Als "nur von mittlerer Wichtigkeit" stuft Experton die Faktoren Klimatisierung sowie Platz- und Energie-Restriktionen ein. Energie-Effizienz-Untersuchungen setzt nur gut ein Fünftel der deutschen Unternehmen ein. Ein gutes Drittel davon verwendet dabei Software, und lediglich ein Fünftel nimmt Hilfe von externen Dienstleistern in Anspruch.
Diese Zurückhaltung mag einmal mehr der Unsicherheit geschuldet sein, ob derlei Aufwand sich rechnet. Die Analysten von Forrester haben unlängst die Kosten-Nutzen-Rechnung für verschiedene Green IT-Aktivitäten in einer Art strategischen Landkarte verzeichnet. Der von der Rehau AG gewählte Weg, die Rechenzentren zu konsolidieren, erscheint dabei tatsächlich als der Königsweg zumindest auf längere Sicht.
Power-Management spart Energie
Dass sich mit geringerem Aufwand an Ressourcen durchschlagender Nutzen erzielen lässt, zeigen die Analysten am Beispiel der Abschaltung nicht benutzter Geräte. Es bräuchte lediglich ein Power-Management-System, das in Phasen geringerer Beanspruchung überflüssige Apparate herunterfährt.

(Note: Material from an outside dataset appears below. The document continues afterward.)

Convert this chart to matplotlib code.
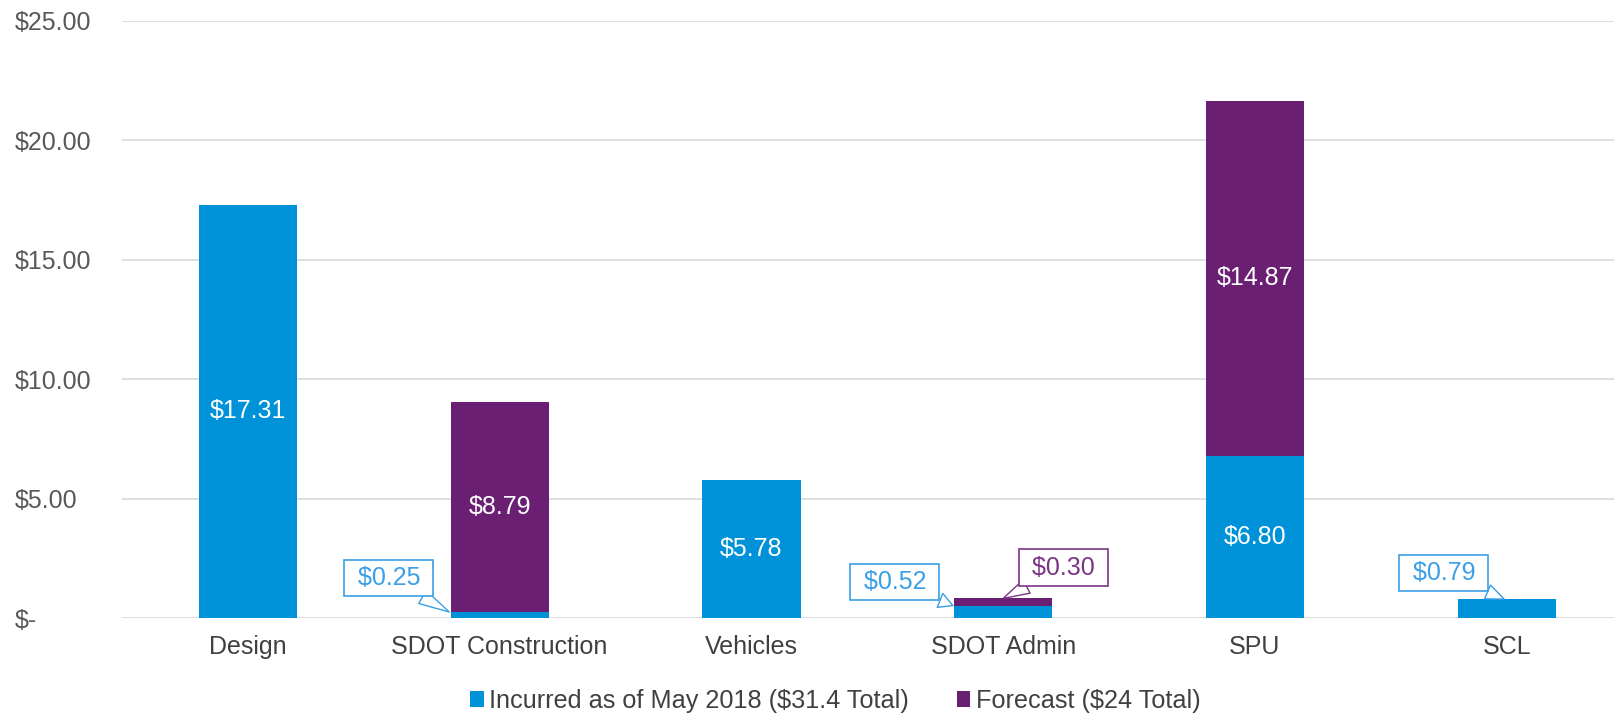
import matplotlib.pyplot as plt
import numpy as np

plt.rcParams['font.family'] = ['Liberation Sans', 'DejaVu Sans']

categories = ['Design', 'SDOT Construction', 'Vehicles', 'SDOT Admin', 'SPU', 'SCL']
incurred = [17.31, 0.25, 5.78, 0.52, 6.80, 0.79]
forecast = [0, 8.79, 0, 0.30, 14.87, 0]
yticks = [0, 5, 10, 15, 20, 25]
ytick_labels = ['$-', '$5.00', '$10.00', '$15.00', '$20.00', '$25.00']

blue = '#0092D8'
purple = '#6B1F73'
callout_blue = '#3A9FE6'
callout_purple = '#7A3585'

fig = plt.figure(figsize=(16.15, 7.15), dpi=100)
ax = fig.add_axes([122 / 1615, 1 - 618 / 715, 1 - 122 / 1615, (618 - 21) / 715])

x = np.arange(len(categories))
width = 0.39
b1 = ax.bar(x, incurred, width, color=blue, label='Incurred as of May 2018 ($31.4 Total)', zorder=3)
b2 = ax.bar(x, forecast, width, bottom=incurred, color=purple, label='Forecast ($24 Total)', zorder=3)

ax.set_xlim(-0.5, 5.43)
ax.set_ylim(0, 25)
ax.set_yticks(yticks)
ax.set_yticklabels(ytick_labels)
ax.set_xticks(x)
ax.set_xticklabels(categories)
for s in ax.spines.values():
    s.set_visible(False)
ax.yaxis.grid(True, color='#D9D9D9', linewidth=1.2, zorder=0)
ax.tick_params(axis='y', length=0, pad=77, labelsize=18, labelcolor='#595959')
ax.tick_params(axis='x', length=0, pad=12, labelsize=18, labelcolor='#404040')
for lbl in ax.get_yticklabels():
    lbl.set_horizontalalignment('left')

# labels inside big segments
for i in range(len(categories)):
    if incurred[i] > 2:
        ax.text(x[i], incurred[i] / 2, f'${incurred[i]:.2f}', ha='center', va='center',
                color='white', fontsize=18, zorder=4)
    if forecast[i] > 2:
        ax.text(x[i], incurred[i] + forecast[i] / 2, f'${forecast[i]:.2f}', ha='center', va='center',
                color='white', fontsize=18, zorder=4)

# callouts for small segments
callouts = [
    ('$0.25', (0.80, 0.25), (0.56, 1.67), callout_blue),
    ('$0.52', (2.80, 0.52), (2.57, 1.50), callout_blue),
    ('$0.30', (3.00, 0.82), (3.24, 2.11), callout_purple),
    ('$0.79', (4.99, 0.79), (4.75, 1.88), callout_blue),
]
for txt, tip, pos, col in callouts:
    ax.annotate(' ' + txt + ' ', xy=tip, xytext=pos, ha='center', va='center',
                fontsize=18, color=col, zorder=5,
                bbox=dict(boxstyle='square,pad=0.25', fc='white', ec=col, lw=1.2),
                arrowprops=dict(arrowstyle='wedge,tail_width=0.6,shrink_factor=0.5',
                                fc='white', ec=col, lw=1.0, shrinkA=0, shrinkB=0))

fig.legend(handles=[b1, b2], loc='center', bbox_to_anchor=(835 / 1615, 14 / 715), ncol=2,
           frameon=False, fontsize=18.2, handlelength=0.55, handleheight=0.55,
           handletextpad=0.2, columnspacing=1.9, labelcolor='#404040')

fig.savefig('out.png', dpi=100)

Die kalkulatorische Logik von Green IT lässt sich alles in allem breit auffächern. Für die simple Abschaltung nicht benötigter Geräte benötigt es keine besonders ausgefeilte Strategie, um betriebswirtschaftliche Erfolge zu feiern. Je nach Engagement der Unternehmen lässt sich mit deutlich höherem Aufwand zusätzlicher Ertrag abschöpfen. Thomas Schott von der Rehau AG ist dabei schon sehr weit gelangt. Eine vereinfachte Verkabelung im Rechenzentrum bringt laut Forrester-Schema bei mittlerem Aufwand einen eher geringen Nutzen. Aber auch der kann wertvoll sein.
Mit Green IT beschäftigt sich Experton in der Studie "Green IT - im Spannungsfeld zwischen Modewort und wirtschaftlicher Notwendigkeit" sowie Forrester im Report "Creating The Green IT Action Plan".